# BMOQ Awards



## RaineSpencer (19 Jun 2018)

Hey everyone,

I've read a little bit about awards that are given at BMOQ graduation ceremonies (Top Candidate, Labrie Sword Trophy, etc.) but as yet have been unable to find any detailed information about the awards. I'm currently playing the waiting game and hoping for an offer of course soon. Anyone have any insider information?
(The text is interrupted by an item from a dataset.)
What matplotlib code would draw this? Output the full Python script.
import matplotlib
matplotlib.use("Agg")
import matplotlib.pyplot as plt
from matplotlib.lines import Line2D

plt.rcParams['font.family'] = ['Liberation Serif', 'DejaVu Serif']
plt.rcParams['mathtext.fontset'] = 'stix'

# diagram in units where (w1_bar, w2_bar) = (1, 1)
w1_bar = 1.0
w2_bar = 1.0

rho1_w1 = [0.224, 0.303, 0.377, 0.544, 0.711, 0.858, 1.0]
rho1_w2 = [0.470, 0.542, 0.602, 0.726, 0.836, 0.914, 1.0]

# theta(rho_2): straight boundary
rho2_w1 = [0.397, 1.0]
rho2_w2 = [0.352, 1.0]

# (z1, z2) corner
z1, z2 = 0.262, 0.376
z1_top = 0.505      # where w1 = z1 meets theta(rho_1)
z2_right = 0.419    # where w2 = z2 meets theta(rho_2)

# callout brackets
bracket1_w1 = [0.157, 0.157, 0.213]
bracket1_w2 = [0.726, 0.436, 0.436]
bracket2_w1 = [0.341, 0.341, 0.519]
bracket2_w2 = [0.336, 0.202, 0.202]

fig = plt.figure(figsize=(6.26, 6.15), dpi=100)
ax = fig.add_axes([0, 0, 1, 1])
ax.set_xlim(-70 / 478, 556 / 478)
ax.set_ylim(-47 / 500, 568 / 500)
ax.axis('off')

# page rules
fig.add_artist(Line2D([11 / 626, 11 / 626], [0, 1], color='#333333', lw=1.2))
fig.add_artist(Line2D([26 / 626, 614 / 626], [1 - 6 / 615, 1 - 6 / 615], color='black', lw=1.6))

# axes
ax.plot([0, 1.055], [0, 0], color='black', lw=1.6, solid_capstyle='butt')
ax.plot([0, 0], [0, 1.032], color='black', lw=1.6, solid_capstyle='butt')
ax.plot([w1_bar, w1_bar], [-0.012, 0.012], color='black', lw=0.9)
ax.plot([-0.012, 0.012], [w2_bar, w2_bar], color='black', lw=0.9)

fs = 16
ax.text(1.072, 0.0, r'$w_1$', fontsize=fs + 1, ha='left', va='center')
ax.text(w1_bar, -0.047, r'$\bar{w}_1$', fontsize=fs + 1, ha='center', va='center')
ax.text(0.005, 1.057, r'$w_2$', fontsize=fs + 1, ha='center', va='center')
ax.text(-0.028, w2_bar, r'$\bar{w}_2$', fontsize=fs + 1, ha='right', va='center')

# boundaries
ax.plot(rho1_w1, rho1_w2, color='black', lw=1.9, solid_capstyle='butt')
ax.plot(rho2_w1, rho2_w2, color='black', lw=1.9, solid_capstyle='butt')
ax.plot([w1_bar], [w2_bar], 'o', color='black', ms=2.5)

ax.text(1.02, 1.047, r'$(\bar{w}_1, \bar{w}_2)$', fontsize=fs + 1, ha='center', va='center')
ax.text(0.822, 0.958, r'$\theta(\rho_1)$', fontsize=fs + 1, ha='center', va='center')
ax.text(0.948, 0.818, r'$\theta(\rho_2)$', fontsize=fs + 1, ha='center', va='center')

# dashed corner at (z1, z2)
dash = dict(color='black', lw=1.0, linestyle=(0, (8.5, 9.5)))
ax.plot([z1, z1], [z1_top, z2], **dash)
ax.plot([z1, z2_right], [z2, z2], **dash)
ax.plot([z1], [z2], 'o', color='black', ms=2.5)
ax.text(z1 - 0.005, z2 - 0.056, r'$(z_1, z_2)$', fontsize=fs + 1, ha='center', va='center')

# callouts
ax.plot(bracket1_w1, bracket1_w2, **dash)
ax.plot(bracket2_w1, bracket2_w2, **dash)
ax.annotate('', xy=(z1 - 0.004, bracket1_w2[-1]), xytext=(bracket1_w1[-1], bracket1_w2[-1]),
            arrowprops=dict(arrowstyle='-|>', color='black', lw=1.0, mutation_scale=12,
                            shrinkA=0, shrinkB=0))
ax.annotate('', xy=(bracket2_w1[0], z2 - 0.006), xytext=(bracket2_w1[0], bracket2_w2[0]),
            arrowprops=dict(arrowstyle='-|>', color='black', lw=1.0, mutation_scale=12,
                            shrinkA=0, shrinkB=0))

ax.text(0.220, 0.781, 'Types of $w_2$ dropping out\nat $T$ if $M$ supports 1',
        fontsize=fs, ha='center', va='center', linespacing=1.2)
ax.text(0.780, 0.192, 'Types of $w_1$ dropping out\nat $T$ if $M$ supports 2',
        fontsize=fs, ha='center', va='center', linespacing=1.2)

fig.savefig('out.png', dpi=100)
Thanks for reading. Cheers!


----------



## LegioXEquestris (20 Jun 2018)

- *Labrie Sword Trophy*, awarded to the male and female candidate who achieved the best overall result in leadership, academic results, as well as dress and deportment.
- The *Captain John Bart Leadership Award* is given to the officer cadet who displays the greatest leadership in each squadron during the First Year Orientation Period (FYOP) at the RMCC.
- The *Royal Canadian Legion Comradeship Award* is given during the BMOQ to the member of the platoon deemed to best utilise their leadership capabilites to foster comradeship and espirit de corps throughout the course, as voted upon by fellow course participants.
- Top Candidate Award. 

https://bootcampmilitaryfitnessinstitute.com/military-training/canadian-armed-forces-caf/canadian-armed-forces-caf-phase-1-initial-military-training/

Only covers the basics, no insider information I'm afraid.


----------



## Starlight1 (20 Jun 2018)

Not sure of the details, but my son who went through BMOQ in 2014 was awarded the top candidate award at age 19, which was very cool as hubby and I were able to attend the parade as both Sr Officers.  Son was just being himself...seems to be a natural leader with just enough arrogance to not be over the top.


----------



## sarahsmom (24 Jun 2018)

Keep in mind, once you leave St Jean, no one cares that you were top candidate or top shot or anything. It just gives you something to strive for during your course.
Seriously, no one cares. Bring it up on a future career course or promotion ceremony/posting party and see how much people care LOL


----------



## hambley92 (24 Jun 2018)

paleomedic said:
			
		

> Keep in mind, *once you leave St Jean*, no one cares that you were top candidate or top shot or anything. It just gives you something to strive for during your course.
> Seriously, no one cares. Bring it up on a future career course or promotion ceremony/posting party and see how much people care LOL



I would argue that nobody cares in St Jean either. It's basic training so just go there, finish it, move on.


----------